* **Data provided**:
· · · ·

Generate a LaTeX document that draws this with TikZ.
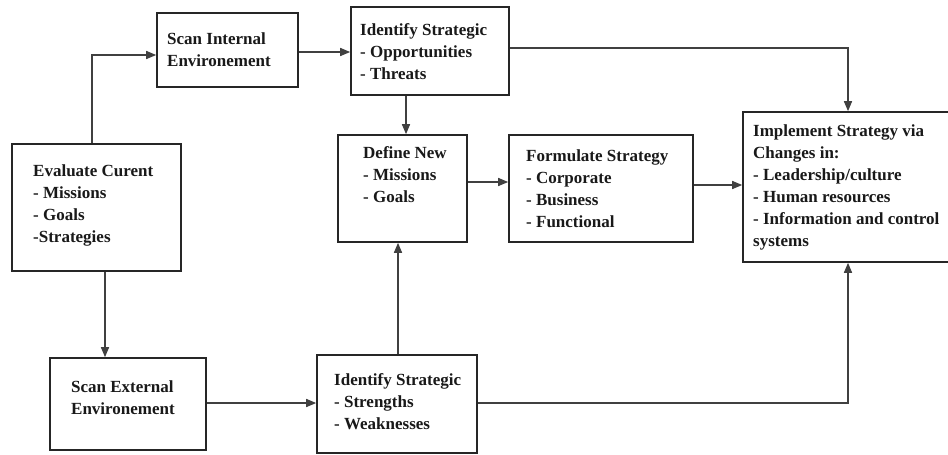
\documentclass[tikz,border=0pt]{standalone}
\usepackage{fontspec}
\setmainfont{Liberation Serif}
\usetikzlibrary{arrows.meta}
\tikzset{
  box/.style={draw=black!85, line width=1.6pt, fill=white, inner sep=0pt},
  txt/.style={anchor=west, inner sep=0pt, align=left, font=\fontsize{17}{22}\selectfont\bfseries, text=black!90},
  arr/.style={draw=black!75, line width=1.5pt, -{Triangle[length=10pt,width=8pt]}},
}
\begin{document}
\begin{tikzpicture}[x=1pt,y=-1pt]
\useasboundingbox (0,0) rectangle (948,455);
\clip (0,0) rectangle (948,455);
% boxes
\node[box, minimum width=169pt, minimum height=127pt] (eval) at (96.5,207.5) {};
\node[box, minimum width=141pt, minimum height=74pt] (scanint) at (227.5,50) {};
\node[box, minimum width=158pt, minimum height=88pt] (idot) at (430,51) {};
\node[box, minimum width=129pt, minimum height=107pt] (defnew) at (402.5,188.5) {};
\node[box, minimum width=184pt, minimum height=107pt] (formulate) at (601,188.5) {};
\node[box, minimum width=217pt, minimum height=150pt] (implement) at (851.5,187) {};
\node[box, minimum width=156pt, minimum height=92pt] (scanext) at (128,404) {};
\node[box, minimum width=160pt, minimum height=98pt] (idsw) at (397,404) {};
% texts
\node[txt] (evalt) at (33,205) {Evaluate Curent\\- Missions\\- Goals\\-Strategies};
\node[txt] (scanintt) at (167,49.5) {Scan Internal\\Environement};
\node[txt] (idott) at (360,52) {Identify Strategic\\- Opportunities\\- Threats};
\node[txt] (defnewt) at (363,175) {Define New\\- Missions\\- Goals};
\node[txt] (formulatet) at (526,188.5) {Formulate Strategy\\- Corporate\\- Business\\- Functional};
\node[txt] (implementt) at (753,187.5) {Implement Strategy via\\Changes in:\\- Leadership/culture\\- Human resources\\- Information and control\\systems};
\node[txt] (scanextt) at (71,398) {Scan External\\Environement};
\node[txt] (idswt) at (334,402) {Identify Strategic\\- Strengths\\- Weaknesses};
% routing coordinates
\coordinate (c1) at (92,55);
\coordinate (c2) at (0,52);
\coordinate (c3) at (406,0);
\coordinate (c4) at (398,0);
\coordinate (c5) at (0,182);
\coordinate (c6) at (0,185);
\coordinate (c7) at (848,48);
\coordinate (c8) at (848,403);
\coordinate (c9) at (105,0);
\coordinate (c10) at (0,403);
% connectors
\draw[arr] (eval.north -| c1) |- (scanint.west |- c1);
\draw[arr] (scanint.east |- c2) -- (idot.west |- c2);
\draw[arr] (idot.south -| c3) -- (defnew.north -| c3);
\draw[arr] (idsw.north -| c4) -- (defnew.south -| c4);
\draw[arr] (defnew.east |- c5) -- (formulate.west |- c5);
\draw[arr] (formulate.east |- c6) -- (implement.west |- c6);
\draw[arr] (idot.east |- c7) -| (implement.north -| c7);
\draw[arr] (idsw.east |- c8) -| (implement.south -| c8);
\draw[arr] (eval.south -| c9) -- (scanext.north -| c9);
\draw[arr] (scanext.east |- c10) -- (idsw.west |- c10);
\end{tikzpicture}
\end{document}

· · · ·

* **Requirements**:
Reproduce each line exactly as it appears, omitting the pictures.

* **Expected answer**:
Generate a LaTeX document that draws this with TikZ.
\documentclass[tikz,border=0pt]{standalone}
\usepackage{fontspec}
\setmainfont{Liberation Serif}
\usetikzlibrary{arrows.meta}
\tikzset{
  box/.style={draw=black!85, line width=1.6pt, fill=white, inner sep=0pt},
  txt/.style={anchor=west, inner sep=0pt, align=left, font=\fontsize{17}{22}\selectfont\bfseries, text=black!90},
  arr/.style={draw=black!75, line width=1.5pt, -{Triangle[length=10pt,width=8pt]}},
}
\begin{document}
\begin{tikzpicture}[x=1pt,y=-1pt]
\useasboundingbox (0,0) rectangle (948,455);
\clip (0,0) rectangle (948,455);
% boxes
\node[box, minimum width=169pt, minimum height=127pt] (eval) at (96.5,207.5) {};
\node[box, minimum width=141pt, minimum height=74pt] (scanint) at (227.5,50) {};
\node[box, minimum width=158pt, minimum height=88pt] (idot) at (430,51) {};
\node[box, minimum width=129pt, minimum height=107pt] (defnew) at (402.5,188.5) {};
\node[box, minimum width=184pt, minimum height=107pt] (formulate) at (601,188.5) {};
\node[box, minimum width=217pt, minimum height=150pt] (implement) at (851.5,187) {};
\node[box, minimum width=156pt, minimum height=92pt] (scanext) at (128,404) {};
\node[box, minimum width=160pt, minimum height=98pt] (idsw) at (397,404) {};
% texts
\node[txt] (evalt) at (33,205) {Evaluate Curent\\- Missions\\- Goals\\-Strategies};
\node[txt] (scanintt) at (167,49.5) {Scan Internal\\Environement};
\node[txt] (idott) at (360,52) {Identify Strategic\\- Opportunities\\- Threats};
\node[txt] (defnewt) at (363,175) {Define New\\- Missions\\- Goals};
\node[txt] (formulatet) at (526,188.5) {Formulate Strategy\\- Corporate\\- Business\\- Functional};
\node[txt] (implementt) at (753,187.5) {Implement Strategy via\\Changes in:\\- Leadership/culture\\- Human resources\\- Information and control\\systems};
\node[txt] (scanextt) at (71,398) {Scan External\\Environement};
\node[txt] (idswt) at (334,402) {Identify Strategic\\- Strengths\\- Weaknesses};
% routing coordinates
\coordinate (c1) at (92,55);
\coordinate (c2) at (0,52);
\coordinate (c3) at (406,0);
\coordinate (c4) at (398,0);
\coordinate (c5) at (0,182);
\coordinate (c6) at (0,185);
\coordinate (c7) at (848,48);
\coordinate (c8) at (848,403);
\coordinate (c9) at (105,0);
\coordinate (c10) at (0,403);
% connectors
\draw[arr] (eval.north -| c1) |- (scanint.west |- c1);
\draw[arr] (scanint.east |- c2) -- (idot.west |- c2);
\draw[arr] (idot.south -| c3) -- (defnew.north -| c3);
\draw[arr] (idsw.north -| c4) -- (defnew.south -| c4);
\draw[arr] (defnew.east |- c5) -- (formulate.west |- c5);
\draw[arr] (formulate.east |- c6) -- (implement.west |- c6);
\draw[arr] (idot.east |- c7) -| (implement.north -| c7);
\draw[arr] (idsw.east |- c8) -| (implement.south -| c8);
\draw[arr] (eval.south -| c9) -- (scanext.north -| c9);
\draw[arr] (scanext.east |- c10) -- (idsw.west |- c10);
\end{tikzpicture}
\end{document}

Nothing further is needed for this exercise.